Bahamas-Australia ties deepening, says high commissioner
Australia is forging closer ties with The Bahamas and government ministers from both countries have had more interactions this year than in any one year in the past, according to Australian High Commissioner Philip Kentwell.
“I think the relationship between The Bahamas and Australia has never been better,” Kentwell said yesterday in an interview with The Nassau Guardian.
“ (However), we still have the tyranny of distance and still have certain constraints that we face in terms of how we can best provide guidance and assistance, vice versa.”
Kentwell hosted a ceremony Monday night for coral reef managers from the world’s three largest barriers reefs – Australia, Belize and The Bahamas – in New Providence as a part of a five-day workshop.
The theme of the conference is, ‘Adapting to Climate Change’. It is being held to facilitate dialogue and knowledge sharing between the countries on the effects of climate change to the global reef systems.

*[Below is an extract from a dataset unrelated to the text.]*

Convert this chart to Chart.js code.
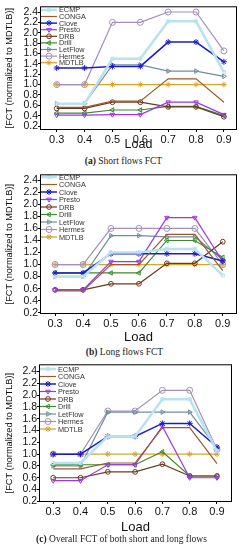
<!DOCTYPE html>
<html>
<head>
<meta charset="utf-8">
<script src="https://cdn.jsdelivr.net/npm/chart.js@4.4.1/dist/chart.umd.min.js"></script>
<style>
body { margin: 0; background: #fff; width: 243px; height: 550px; position: relative; overflow: hidden; }
.box { position: absolute; left: 0; width: 243px; }
.cap { position: absolute; left: 0; width: 243px; text-align: center; font-family: "Liberation Serif", serif; font-size: 9.5px; color: #222; line-height: 11px; }
</style>
</head>
<body>
<div class="box" style="top:0px;height:152px"><canvas id="chartA" width="243" height="152"></canvas></div>
<div class="cap" style="top:156px;left:2px"><b>(a)</b> Short flows FCT</div>
<div class="box" style="top:168px;height:177px"><canvas id="chartB" width="243" height="177"></canvas></div>
<div class="cap" style="top:347px;left:3px"><b>(b)</b> Long flows FCT</div>
<div class="box" style="top:358px;height:177px"><canvas id="chartC" width="243" height="177"></canvas></div>
<div class="cap" style="top:534px"><b>(c)</b> Overall FCT of both short and long flows</div>
<script>
// x categories and y ticks
const loads = [0.3, 0.4, 0.5, 0.6, 0.7, 0.8, 0.9];
const yTicks = [0.2, 0.4, 0.6, 0.8, 1.0, 1.2, 1.4, 1.6, 1.8, 2.0, 2.2, 2.4];
const schemes = ['ECMP', 'CONGA', 'Clove', 'Presto', 'DRB', 'Drill', 'LetFlow', 'Hermes', 'MDTLB'];

// (a) short flows
const ecmpA    = [0.63, 0.63, 1.50, 1.50, 2.22, 2.22, 1.24];
const congaA   = [0.56, 0.56, 0.68, 0.68, 1.11, 1.11, 0.66];
const cloveA   = [1.32, 1.32, 1.35, 1.35, 1.82, 1.82, 1.44];
const prestoA  = [0.41, 0.41, 0.42, 0.42, 0.66, 0.66, 0.42];
const drbA     = [0.54, 0.54, 0.66, 0.66, 0.57, 0.57, 0.38];
const drillA   = [0.45, 0.45, 0.51, 0.51, 0.58, 0.58, 0.40];
const letflowA = [0.63, 0.63, 1.38, 1.38, 1.26, 1.26, 1.16];
const hermesA  = [1.00, 1.00, 2.20, 2.20, 2.40, 2.40, 1.65];
const mdtlbA   = [1.00, 1.00, 1.00, 1.00, 1.00, 1.00, 1.00];

// (b) long flows
const ecmpB    = [0.80, 0.80, 1.20, 1.20, 1.26, 1.26, 0.82];
const congaB   = [0.56, 0.56, 1.00, 1.00, 1.50, 1.50, 0.90];
const cloveB   = [0.86, 0.86, 1.18, 1.18, 1.18, 1.18, 1.06];
const prestoB  = [0.58, 0.58, 1.05, 1.05, 1.78, 1.78, 1.05];
const drbB     = [0.58, 0.58, 0.68, 0.68, 1.02, 1.02, 1.38];
const drillB   = [0.86, 0.86, 0.86, 0.86, 1.40, 1.40, 1.12];
const letflowB = [0.80, 0.80, 1.48, 1.48, 1.46, 1.46, 1.08];
const hermesB  = [1.00, 1.00, 1.60, 1.60, 1.60, 1.60, 1.00];
const mdtlbB   = [1.00, 1.00, 1.00, 1.00, 1.00, 1.00, 1.00];

// (c) overall
const ecmpC    = [0.85, 0.85, 1.30, 1.30, 1.93, 1.93, 1.05];
const congaC   = [0.75, 0.75, 0.85, 0.85, 1.45, 1.45, 0.84];
const cloveC   = [1.00, 1.00, 1.30, 1.30, 1.52, 1.52, 1.12];
const prestoC  = [0.55, 0.55, 0.82, 0.82, 1.47, 0.60, 0.60];
const drbC     = [0.60, 0.60, 0.70, 0.70, 0.83, 0.63, 0.63];
const drillC   = [0.82, 0.82, 0.82, 0.82, 1.04, 0.63, 0.63];
const letflowC = [0.80, 0.80, 1.71, 1.71, 1.71, 1.71, 1.10];
const hermesC  = [1.00, 1.00, 1.73, 1.73, 2.08, 2.08, 1.08];
const mdtlbC   = [1.00, 1.00, 1.00, 1.00, 1.00, 1.00, 1.00];

// look of each scheme
const looks = [
  { color: '#b8e2f0', width: 2.5, shape: 'rect', r: 2.2, rot: 0 },
  { color: '#9a5a2a', width: 1.2, shape: 'circle', r: 0, rot: 0 },
  { color: '#1c1ccc', width: 1.5, shape: 'star', r: 3, rot: 0 },
  { color: '#9b35f0', width: 1.2, shape: 'triangle', r: 2.6, rot: 180 },
  { color: '#6b3a1f', width: 1.2, shape: 'circle', r: 2.4, rot: 0 },
  { color: '#3a8c2c', width: 1.2, shape: 'triangle', r: 2.6, rot: -90 },
  { color: '#6f8e9c', width: 1.2, shape: 'triangle', r: 2.6, rot: 90 },
  { color: '#a48fba', width: 1.2, shape: 'circle', r: 3, rot: 0 },
  { color: '#d6a52c', width: 1.3, shape: 'star', r: 2.8, rot: 0 }
];

const sansFont = '"Liberation Sans", Arial, sans-serif';

const frameBox = {
  id: 'frameBox',
  afterDraw(chart) {
    const a = chart.chartArea, ctx = chart.ctx;
    ctx.save();
    ctx.strokeStyle = '#000';
    ctx.lineWidth = 1;
    ctx.strokeRect(a.left + 0.5, a.top + 0.5, a.right - a.left - 1, a.bottom - a.top - 1);
    ctx.restore();
  }
};

const insideLegend = {
  id: 'insideLegend',
  afterDatasetsDraw(chart, args, opts) {
    const a = chart.chartArea, ctx = chart.ctx;
    ctx.save();
    ctx.font = '7.3px ' + sansFont;
    ctx.textBaseline = 'middle';
    chart.data.datasets.forEach((ds, i) => {
      const y = a.top + opts.first + i * opts.step;
      ctx.strokeStyle = ds.borderColor;
      ctx.lineWidth = ds.borderWidth;
      ctx.beginPath();
      ctx.moveTo(a.left + 1, y);
      ctx.lineTo(a.left + 17, y);
      ctx.stroke();
      if (ds.pointRadius > 0) {
        ctx.lineWidth = 1;
        ctx.fillStyle = 'rgba(255,255,255,0)';
        Chart.helpers.drawPoint(ctx, { pointStyle: ds.pointStyle, radius: ds.pointRadius, rotation: ds.pointRotation, borderWidth: 1 }, a.left + 9, y);
      }
      ctx.fillStyle = '#333';
      ctx.fillText(ds.label, a.left + 19, y + 0.5);
    });
    ctx.restore();
  }
};

function makeChart(id, values, g) {
  const datasets = schemes.map((name, i) => ({
    label: name,
    data: loads.map((x, j) => ({ x: x, y: values[i][j] })),
    borderColor: looks[i].color,
    borderWidth: looks[i].width,
    pointStyle: looks[i].shape,
    pointRadius: looks[i].r,
    pointRotation: looks[i].rot,
    pointBorderWidth: 1,
    pointBackgroundColor: 'rgba(255,255,255,0)',
    pointBorderColor: looks[i].color,
    tension: 0
  }));
  return new Chart(document.getElementById(id), {
    type: 'line',
    data: { datasets: datasets },
    plugins: [frameBox, insideLegend],
    options: {
      responsive: false,
      animation: false,
      layout: { padding: { top: g.padTop, right: g.padRight, left: 0, bottom: 0 } },
      plugins: {
        legend: { display: false },
        tooltip: { enabled: false },
        insideLegend: { first: g.legFirst, step: g.legStep }
      },
      scales: {
        x: {
          type: 'linear',
          min: g.xMin, max: g.xMax,
          afterBuildTicks: s => { s.ticks = loads.map(v => ({ value: v })); },
          afterFit: s => { s.height = g.xHeight; },
          grid: { display: true, drawOnChartArea: false, drawTicks: true, tickLength: 2, color: '#000' },
          border: { display: false },
          ticks: { color: '#111', padding: 1, autoSkip: false, maxRotation: 0, font: { family: sansFont, size: 11 }, callback: v => v.toFixed(1) },
          title: { display: true, text: 'Load', color: '#111', padding: 0, font: { family: sansFont, size: g.loadSize } }
        },
        y: {
          min: g.yMin, max: g.yMax,
          afterBuildTicks: s => { s.ticks = yTicks.map(v => ({ value: v })); },
          afterFit: s => { s.width = g.yWidth; },
          grid: { display: true, drawOnChartArea: false, drawTicks: true, tickLength: 2, color: '#000' },
          border: { display: false },
          ticks: { color: '#111', padding: 0, autoSkip: false, font: { family: sansFont, size: 10.5 }, callback: v => v.toFixed(1) },
          title: { display: true, text: '[FCT (normalized to MDTLB)]', color: '#111', padding: { top: 4, bottom: 0 }, font: { family: sansFont, size: 9.2 } }
        }
      }
    }
  });
}

makeChart('chartA', [ecmpA, congaA, cloveA, prestoA, drbA, drillA, letflowA, hermesA, mdtlbA],
  { padTop: 5, padRight: 6, yWidth: 40, xHeight: 22, xMin: 0.24, xMax: 0.947, yMin: 0.124, yMax: 2.51, legFirst: 3.6, legStep: 6.6, loadSize: 12.5 });
makeChart('chartB', [ecmpB, congaB, cloveB, prestoB, drbB, drillB, letflowB, hermesB, mdtlbB],
  { padTop: 6, padRight: 6, yWidth: 40, xHeight: 31, xMin: 0.246, xMax: 0.951, yMin: 0.178, yMax: 2.5, legFirst: 2.7, legStep: 7.5, loadSize: 13 });
makeChart('chartC', [ecmpC, congaC, cloveC, prestoC, drbC, drillC, letflowC, hermesC, mdtlbC],
  { padTop: 5, padRight: 11, yWidth: 39, xHeight: 33, xMin: 0.248, xMax: 0.955, yMin: 0.19, yMax: 2.52, legFirst: 4.7, legStep: 7.5, loadSize: 13 });
</script>
</body>
</html>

Australia’s Great Barrier Reef Marine Park Authority (GRMBPA), Kentwell said, has similar concerns about the degradation of the world’s reefs as the Bahamas National Trust.

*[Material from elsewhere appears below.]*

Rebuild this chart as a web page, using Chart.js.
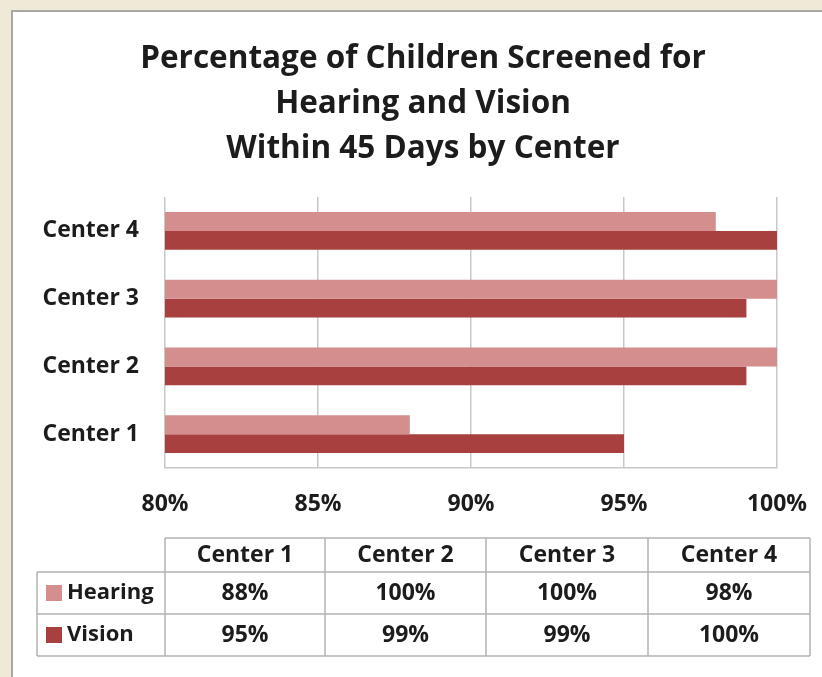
<!DOCTYPE html>
<html>
<head>
<meta charset="utf-8">
<script src="https://cdn.jsdelivr.net/npm/chart.js@4"></script>
<style>
  html, body { margin: 0; padding: 0; background: #efe9d8; }
  #wrap { width: 822px; height: 677px; }
</style>
</head>
<body>
<div id="wrap"><canvas id="myChart" width="822" height="677"></canvas></div>
<script>
const categories = ['Center 1', 'Center 2', 'Center 3', 'Center 4'];
const seriesNames = ['Hearing', 'Vision'];
const hearing = [88, 100, 100, 98];
const vision = [95, 99, 99, 100];
const xTicks = [80, 85, 90, 95, 100];
const titleLines = ['Percentage of Children Screened for', 'Hearing and Vision', 'Within 45 Days by Center'];

const colors = ['#d48e8e', '#a8403f'];
const FONT = '"Open Sans"';
const textColor = '#1c1c1c';

// frame + title drawn around the chart
const framePlugin = {
    id: 'frame',
    beforeDraw(chart) {
        const ctx = chart.ctx;
        ctx.save();
        ctx.fillStyle = '#efe9d8';
        ctx.fillRect(0, 0, chart.width, chart.height);
        ctx.fillStyle = '#ffffff';
        ctx.fillRect(11, 10, chart.width - 11, chart.height - 10);
        ctx.strokeStyle = '#a9a89f';
        ctx.lineWidth = 2;
        ctx.beginPath();
        ctx.moveTo(12, chart.height);
        ctx.lineTo(12, 11);
        ctx.lineTo(chart.width, 11);
        ctx.stroke();

        ctx.fillStyle = textColor;
        ctx.font = 'bold 31.5px ' + FONT;
        ctx.textAlign = 'center';
        ctx.textBaseline = 'middle';
        titleLines.forEach((t, i) => ctx.fillText(t, 423, 59 + i * 45));
        ctx.restore();
    }
};

// data table under the chart
const tablePlugin = {
    id: 'dataTable',
    afterDraw(chart) {
        const ctx = chart.ctx;
        const cols = [165, 325, 486, 648, 810];
        const left = 37;
        const rows = [538, 572, 614, 656];
        const values = [hearing, vision];
        ctx.save();
        ctx.strokeStyle = '#b3b3b3';
        ctx.lineWidth = 1.5;
        ctx.beginPath();
        // header row
        ctx.moveTo(cols[0], rows[0]); ctx.lineTo(cols[4], rows[0]);
        for (let r = 1; r < rows.length; r++) {
            ctx.moveTo(left, rows[r]); ctx.lineTo(cols[4], rows[r]);
        }
        ctx.moveTo(left, rows[1]); ctx.lineTo(left, rows[3]);
        cols.forEach(c => { ctx.moveTo(c, rows[0]); ctx.lineTo(c, rows[3]); });
        ctx.stroke();

        ctx.fillStyle = textColor;
        ctx.font = 'bold 23px ' + FONT;
        ctx.textAlign = 'center';
        ctx.textBaseline = 'middle';
        categories.forEach((c, i) => {
            ctx.fillText(c, (cols[i] + cols[i + 1]) / 2, (rows[0] + rows[1]) / 2);
        });
        values.forEach((vals, s) => {
            const cy = (rows[s + 1] + rows[s + 2]) / 2;
            vals.forEach((v, i) => {
                ctx.fillText(v + '%', (cols[i] + cols[i + 1]) / 2, cy);
            });
            ctx.fillStyle = colors[s];
            ctx.fillRect(46, cy - 8, 16, 16);
            ctx.fillStyle = textColor;
            ctx.textAlign = 'left';
            ctx.font = 'bold 22px ' + FONT;
            ctx.fillText(seriesNames[s], 67, cy);
            ctx.font = 'bold 23px ' + FONT;
            ctx.textAlign = 'center';
        });
        ctx.restore();
    }
};

const ctx = document.getElementById('myChart');
new Chart(ctx, {
    type: 'bar',
    data: {
        labels: categories,
        datasets: [
            { label: seriesNames[0], data: hearing, backgroundColor: colors[0] },
            { label: seriesNames[1], data: vision, backgroundColor: colors[1] }
        ]
    },
    options: {
        indexAxis: 'y',
        responsive: false,
        animation: false,
        categoryPercentage: 0.56,
        barPercentage: 1,
        layout: { padding: { left: 10, right: 45, top: 197, bottom: 0 } },
        plugins: {
            legend: { display: false },
            tooltip: { enabled: false }
        },
        scales: {
            x: {
                min: xTicks[0],
                max: xTicks[xTicks.length - 1],
                afterBuildTicks: scale => { scale.ticks = xTicks.map(v => ({ value: v })); },
                afterFit: scale => {
                    scale.height = 209;
                    scale.paddingLeft = 0;
                    scale.paddingRight = 0;
                },
                grid: { color: '#c8c8c8', lineWidth: 1.5, drawTicks: false },
                border: { display: true, color: '#c8c8c8', width: 1.5 },
                ticks: {
                    padding: 23,
                    color: textColor,
                    font: { family: FONT, size: 23, weight: 'bold' },
                    callback: v => v + '%'
                }
            },
            y: {
                reverse: true,
                afterFit: scale => { scale.width = 155; },
                grid: { display: false },
                border: { display: false },
                ticks: {
                    padding: 18,
                    color: textColor,
                    font: { family: FONT, size: 23, weight: 'bold' }
                }
            }
        }
    },
    plugins: [framePlugin, tablePlugin]
});
</script>
</body>
</html>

“The Bahamas National Trust is doing some fabulous work,” he said.
“What this workshop is dong this week is building the bridges and exchange of science. And what we are hoping to do through these sorts of initiatives is continue to build the bridges. This comes back to the keen interest Australia has in the impact of climate change on small island states.”
Kentwell emphasized that Australia – a G20 country – can become an advocate on the international stage for The Bahamas and other small island states in the Caribbean and Pacific regions.
“Australia wants to reach out, wants to embrace and wants to share what we can share…in a fashion that will improve the quality of life for citizens everywhere,” he said.